Recorded data.
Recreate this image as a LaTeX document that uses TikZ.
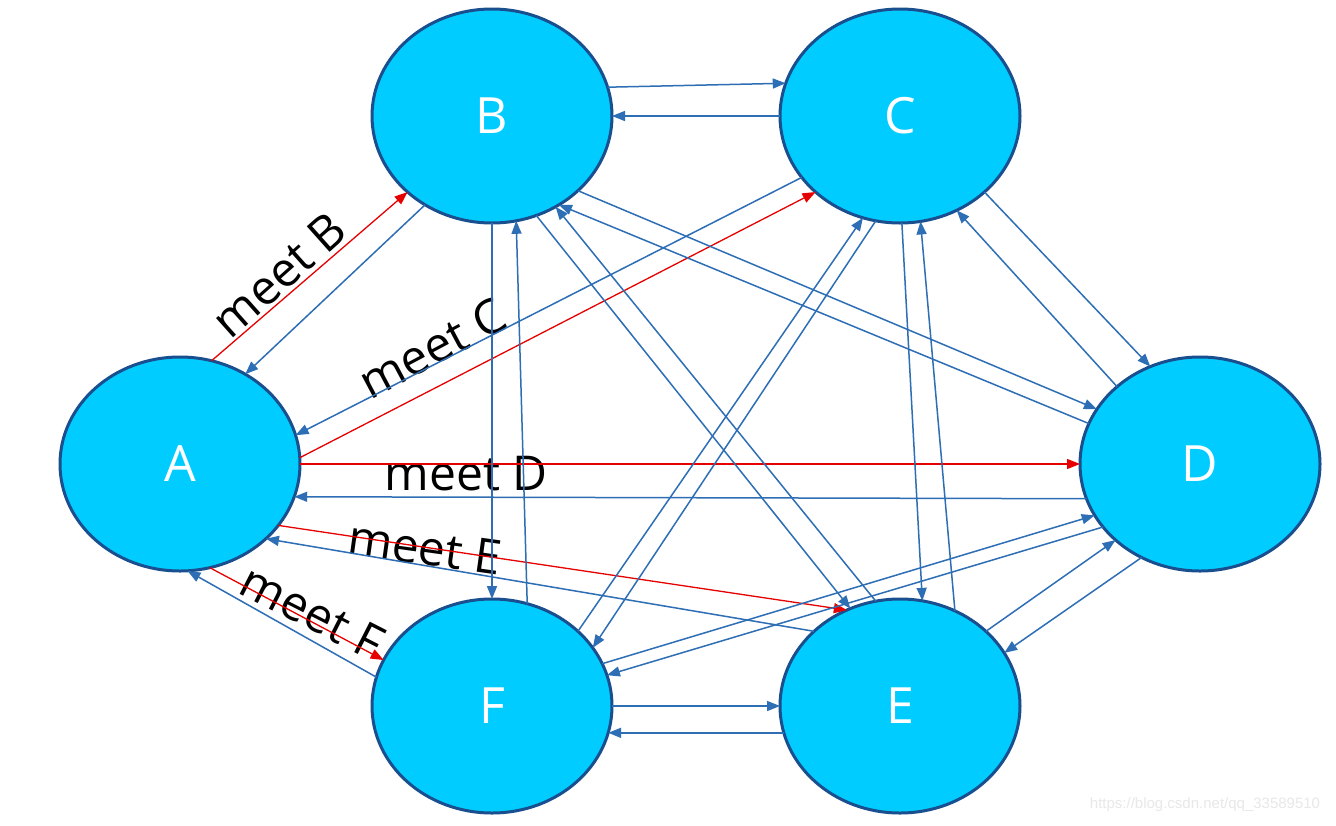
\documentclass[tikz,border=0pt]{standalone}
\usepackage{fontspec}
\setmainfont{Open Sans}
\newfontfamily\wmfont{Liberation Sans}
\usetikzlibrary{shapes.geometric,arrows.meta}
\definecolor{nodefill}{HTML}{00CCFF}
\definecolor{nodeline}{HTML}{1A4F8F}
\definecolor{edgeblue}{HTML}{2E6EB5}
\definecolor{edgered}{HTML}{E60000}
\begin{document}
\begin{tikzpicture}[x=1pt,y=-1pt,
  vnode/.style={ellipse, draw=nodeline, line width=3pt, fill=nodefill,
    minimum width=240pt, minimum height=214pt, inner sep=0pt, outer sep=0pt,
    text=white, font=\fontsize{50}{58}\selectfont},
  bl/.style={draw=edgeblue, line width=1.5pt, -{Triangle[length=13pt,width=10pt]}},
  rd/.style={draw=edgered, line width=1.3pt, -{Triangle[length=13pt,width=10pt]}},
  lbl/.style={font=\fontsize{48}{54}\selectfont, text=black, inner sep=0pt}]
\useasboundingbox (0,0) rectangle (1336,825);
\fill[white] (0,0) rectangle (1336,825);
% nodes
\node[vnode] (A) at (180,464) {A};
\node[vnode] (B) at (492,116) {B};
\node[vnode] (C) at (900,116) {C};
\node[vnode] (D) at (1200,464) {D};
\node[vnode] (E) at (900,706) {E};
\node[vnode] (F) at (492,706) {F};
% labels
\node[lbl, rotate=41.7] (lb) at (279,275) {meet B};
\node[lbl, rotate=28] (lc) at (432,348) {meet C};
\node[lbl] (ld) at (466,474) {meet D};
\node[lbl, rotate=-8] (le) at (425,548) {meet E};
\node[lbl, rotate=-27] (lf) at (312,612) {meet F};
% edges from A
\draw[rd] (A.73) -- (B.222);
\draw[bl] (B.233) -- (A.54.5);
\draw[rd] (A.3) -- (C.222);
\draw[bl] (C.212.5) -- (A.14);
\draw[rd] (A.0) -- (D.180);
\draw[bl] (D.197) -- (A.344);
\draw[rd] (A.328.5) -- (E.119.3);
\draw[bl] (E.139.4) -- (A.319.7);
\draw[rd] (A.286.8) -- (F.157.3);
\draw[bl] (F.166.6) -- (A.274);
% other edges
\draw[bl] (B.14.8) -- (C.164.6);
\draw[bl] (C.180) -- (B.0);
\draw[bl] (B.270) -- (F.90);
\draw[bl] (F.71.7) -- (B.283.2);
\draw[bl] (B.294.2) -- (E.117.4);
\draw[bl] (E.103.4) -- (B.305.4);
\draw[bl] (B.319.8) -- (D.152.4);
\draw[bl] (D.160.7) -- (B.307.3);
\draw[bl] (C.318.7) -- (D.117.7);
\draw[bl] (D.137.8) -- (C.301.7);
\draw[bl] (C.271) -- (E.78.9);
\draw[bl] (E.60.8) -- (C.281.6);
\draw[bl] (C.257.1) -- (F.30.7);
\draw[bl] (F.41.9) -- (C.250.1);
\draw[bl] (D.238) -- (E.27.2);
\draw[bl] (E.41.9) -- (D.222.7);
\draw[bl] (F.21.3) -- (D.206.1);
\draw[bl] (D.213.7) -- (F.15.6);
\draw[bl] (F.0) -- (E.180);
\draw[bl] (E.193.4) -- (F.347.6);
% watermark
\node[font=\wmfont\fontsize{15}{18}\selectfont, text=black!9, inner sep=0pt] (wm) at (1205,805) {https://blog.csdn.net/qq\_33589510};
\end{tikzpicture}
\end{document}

Task goal.
Repeat the material above in full and unchanged, minus its images.

Output.
Recreate this image as a LaTeX document that uses TikZ.
\documentclass[tikz,border=0pt]{standalone}
\usepackage{fontspec}
\setmainfont{Open Sans}
\newfontfamily\wmfont{Liberation Sans}
\usetikzlibrary{shapes.geometric,arrows.meta}
\definecolor{nodefill}{HTML}{00CCFF}
\definecolor{nodeline}{HTML}{1A4F8F}
\definecolor{edgeblue}{HTML}{2E6EB5}
\definecolor{edgered}{HTML}{E60000}
\begin{document}
\begin{tikzpicture}[x=1pt,y=-1pt,
  vnode/.style={ellipse, draw=nodeline, line width=3pt, fill=nodefill,
    minimum width=240pt, minimum height=214pt, inner sep=0pt, outer sep=0pt,
    text=white, font=\fontsize{50}{58}\selectfont},
  bl/.style={draw=edgeblue, line width=1.5pt, -{Triangle[length=13pt,width=10pt]}},
  rd/.style={draw=edgered, line width=1.3pt, -{Triangle[length=13pt,width=10pt]}},
  lbl/.style={font=\fontsize{48}{54}\selectfont, text=black, inner sep=0pt}]
\useasboundingbox (0,0) rectangle (1336,825);
\fill[white] (0,0) rectangle (1336,825);
% nodes
\node[vnode] (A) at (180,464) {A};
\node[vnode] (B) at (492,116) {B};
\node[vnode] (C) at (900,116) {C};
\node[vnode] (D) at (1200,464) {D};
\node[vnode] (E) at (900,706) {E};
\node[vnode] (F) at (492,706) {F};
% labels
\node[lbl, rotate=41.7] (lb) at (279,275) {meet B};
\node[lbl, rotate=28] (lc) at (432,348) {meet C};
\node[lbl] (ld) at (466,474) {meet D};
\node[lbl, rotate=-8] (le) at (425,548) {meet E};
\node[lbl, rotate=-27] (lf) at (312,612) {meet F};
% edges from A
\draw[rd] (A.73) -- (B.222);
\draw[bl] (B.233) -- (A.54.5);
\draw[rd] (A.3) -- (C.222);
\draw[bl] (C.212.5) -- (A.14);
\draw[rd] (A.0) -- (D.180);
\draw[bl] (D.197) -- (A.344);
\draw[rd] (A.328.5) -- (E.119.3);
\draw[bl] (E.139.4) -- (A.319.7);
\draw[rd] (A.286.8) -- (F.157.3);
\draw[bl] (F.166.6) -- (A.274);
% other edges
\draw[bl] (B.14.8) -- (C.164.6);
\draw[bl] (C.180) -- (B.0);
\draw[bl] (B.270) -- (F.90);
\draw[bl] (F.71.7) -- (B.283.2);
\draw[bl] (B.294.2) -- (E.117.4);
\draw[bl] (E.103.4) -- (B.305.4);
\draw[bl] (B.319.8) -- (D.152.4);
\draw[bl] (D.160.7) -- (B.307.3);
\draw[bl] (C.318.7) -- (D.117.7);
\draw[bl] (D.137.8) -- (C.301.7);
\draw[bl] (C.271) -- (E.78.9);
\draw[bl] (E.60.8) -- (C.281.6);
\draw[bl] (C.257.1) -- (F.30.7);
\draw[bl] (F.41.9) -- (C.250.1);
\draw[bl] (D.238) -- (E.27.2);
\draw[bl] (E.41.9) -- (D.222.7);
\draw[bl] (F.21.3) -- (D.206.1);
\draw[bl] (D.213.7) -- (F.15.6);
\draw[bl] (F.0) -- (E.180);
\draw[bl] (E.193.4) -- (F.347.6);
% watermark
\node[font=\wmfont\fontsize{15}{18}\selectfont, text=black!9, inner sep=0pt] (wm) at (1205,805) {https://blog.csdn.net/qq\_33589510};
\end{tikzpicture}
\end{document}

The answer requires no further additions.